If so, it’s possible to interpret Chang’s rather comfortable re-election on Tuesday night as a rebuke for the mayor.

But that seems a bit of a stretch.

In hindsight, it’s more likely that Igloi-Matsuno just didn’t do enough to separate herself philosophically from her opponent.

While Chang clearly ran on his reputation as Coppola’s most frequent dissenting vote on the council, Igloi-Matsuno lacked a signature issue.

Ironically, in working so hard to downplay her allegiance to Coppola’s agenda and position herself as an independent thinker, it’s possible she denied herself what might have been a persuasive selling point.
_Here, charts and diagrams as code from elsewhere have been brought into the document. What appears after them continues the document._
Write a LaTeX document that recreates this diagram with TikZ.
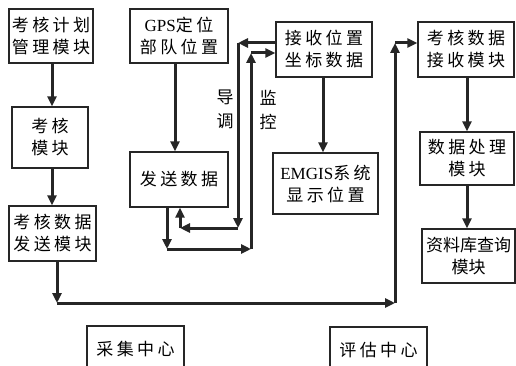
\documentclass[tikz,border=0pt]{standalone}
\usepackage{fontspec}
\setmainfont{Liberation Serif}
\newfontfamily\cjk[LetterSpace=20]{Noto Sans CJK SC}
\newfontfamily\cjktight{Noto Sans CJK SC}
\newfontfamily\lat{Liberation Serif}
\usetikzlibrary{arrows.meta}
\begin{document}
\begin{tikzpicture}[x=1pt,y=-1pt,
  box/.style={draw=black!85,line width=1.3pt,inner sep=0pt,align=center,
    font=\cjk\fontsize{17}{22}\selectfont},
  lab/.style={inner sep=0pt,align=center,font=\cjk\fontsize{17}{24}\selectfont},
  arr/.style={draw=black!85,line width=3pt,-{Triangle[length=10pt,width=9pt]}}]
\useasboundingbox (0,0) rectangle (516,366);
% boxes
\node[box,minimum width=84pt,minimum height=54pt] (plan) at (51,36) {考核计划\\管理模块};
\node[box,minimum width=76pt,minimum height=61pt] (kh) at (50,137.5) {考核\\模块};
\node[box,minimum width=87pt,minimum height=55pt] (send) at (52.5,233.5) {考核数据\\发送模块};
\node[box,minimum width=97pt,minimum height=46pt] (caiji) at (135.5,349) {采集中心};
\node[box,minimum width=97pt,minimum height=46pt] (pinggu) at (378.5,350) {评估中心};
\node[box,minimum width=98pt,minimum height=54pt] (gps) at (179,36) {{\lat GPS}定位\\部队位置};
\node[box,minimum width=98pt,minimum height=55pt] (fs) at (179,179.5) {发送数据};
\node[box,minimum width=96pt,minimum height=55pt] (js) at (324,49.5) {接收位置\\坐标数据};
\node[box,minimum width=105pt,minimum height=61pt] (em) at (325.5,183.5) {{\lat EMGIS}系统\\显示位置};
\node[box,minimum width=96pt,minimum height=55pt] (kr) at (466,49.5) {考核数据\\接收模块};
\node[box,minimum width=94pt,minimum height=53pt] (proc) at (467,158.5) {数据处理\\模块};
\node[box,minimum width=93pt,minimum height=54pt,font=\cjktight\fontsize{17}{22}\selectfont] (db) at (468.5,256) {资料库查询\\模块};
% labels
\node[lab] (dd) at (225,109) {导\\调};
\node[lab] (jk) at (268,110) {监\\控};
% coordinates
\coordinate (s1) at (57,303);
\coordinate (s2) at (395,303);
\coordinate (s3) at (395,43);
\coordinate (a1) at (238,43);
\coordinate (a2) at (238,228);
\coordinate (a3) at (180,228);
\coordinate (b1) at (167,249);
\coordinate (b2) at (251,249);
\coordinate (b3) at (251,53);
% straight arrows
\draw[arr] (plan.south -| 52,0) -- (kh.north -| 52,0);
\draw[arr] (kh.south -| 52,0) -- (send.north -| 52,0);
\draw[arr] (gps.south -| 175,0) -- (fs.north -| 175,0);
\draw[arr] (js.south -| 323,0) -- (em.north -| 323,0);
\draw[arr] (kr.south -| 467,0) -- (proc.north -| 467,0);
\draw[arr] (proc.south -| 467,0) -- (db.north -| 467,0);
% send -> receive path
\draw[arr] (send.south -| s1) -- (s1);
\draw[arr] (s1) -- (s2);
\draw[arr] (s2) -- (s3);
\draw[arr] (s3) -- (kr.west |- s3);
% loop A (导调)
\draw[arr] (js.west |- a1) -- (a1);
\draw[arr] (a1) -- (a2);
\draw[arr] (a2) -- (a3);
\draw[arr] (a3) -- (fs.south -| a3);
% loop B (监控)
\draw[arr] (fs.south -| b1) -- (b1);
\draw[arr] (b1) -- (b2);
\draw[arr] (b2) -- (b3);
\draw[arr] (b3) -- (js.west |- b3);
\end{tikzpicture}
\end{document}
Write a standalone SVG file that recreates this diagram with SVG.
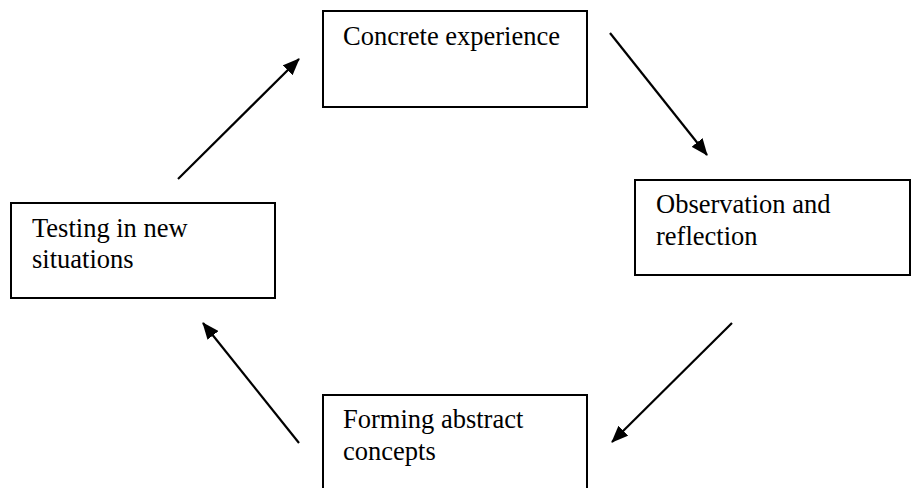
<svg xmlns="http://www.w3.org/2000/svg" width="912" height="488" viewBox="0 0 912 488">
<style>
.box{fill:#fff;stroke:#000;stroke-width:2}
.lbl{font-family:"Liberation Serif","Times New Roman",serif;font-size:26.5px;fill:#000}
.arr{stroke:#000;stroke-width:2.2;fill:none;marker-end:url(#ah)}
</style>
<defs>
<marker id="ah" viewBox="0 0 17 14" refX="16" refY="7" markerWidth="17" markerHeight="14" markerUnits="userSpaceOnUse" orient="auto">
<path d="M0,0 L17,7 L0,14 z" fill="#000"/>
</marker>
</defs>
<rect width="912" height="488" fill="#fff"/>
<g id="n1">
<rect class="box" x="323" y="11" width="264" height="96"/>
<text class="lbl" x="343" y="45">Concrete experience</text>
</g>
<g id="n2">
<rect class="box" x="635" y="180" width="275" height="95"/>
<text class="lbl" x="656" y="213">Observation and</text>
<text class="lbl" x="656" y="245">reflection</text>
</g>
<g id="n3">
<rect class="box" x="11" y="203" width="264" height="95"/>
<text class="lbl" x="32" y="237">Testing in new</text>
<text class="lbl" x="32" y="268">situations</text>
</g>
<g id="n4">
<rect class="box" x="323" y="395" width="264" height="100"/>
<text class="lbl" x="343" y="428">Forming abstract</text>
<text class="lbl" x="343" y="460">concepts</text>
</g>
<g id="connectors">
<line class="arr" x1="178" y1="179" x2="299" y2="59"/>
<line class="arr" x1="610" y1="33" x2="707" y2="155"/>
<line class="arr" x1="732" y1="323" x2="612" y2="442"/>
<line class="arr" x1="299" y1="443" x2="203" y2="323"/>
</g>
</svg>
Meanwhile, with respect to Roger Zabinski’s surprisingly easy victory over Lynn Horton in the race for a seat on the Port of Bremerton’s board of directors, we see it as a symbolic triumph for South Kitsap.

Horton, the former mayor of Bremerton, won easily in the August primary — when only residents of her home district could vote.

But in the general election, with South Kitsap voters also included in the mix, Horton’s ties to the city across the inlet cost her in the eyes of those convinced Port Orchard has traditionally gotten short shrift from the port.

Whether, in fact, Zabinski is any improvement remains to be seen.

And given his popularity with the forces that fought so hard for SEED and other port misadventures, we have our doubts.

But it’s crystal clear what message the voters over here were trying to send. Hopefully Zabinski received it.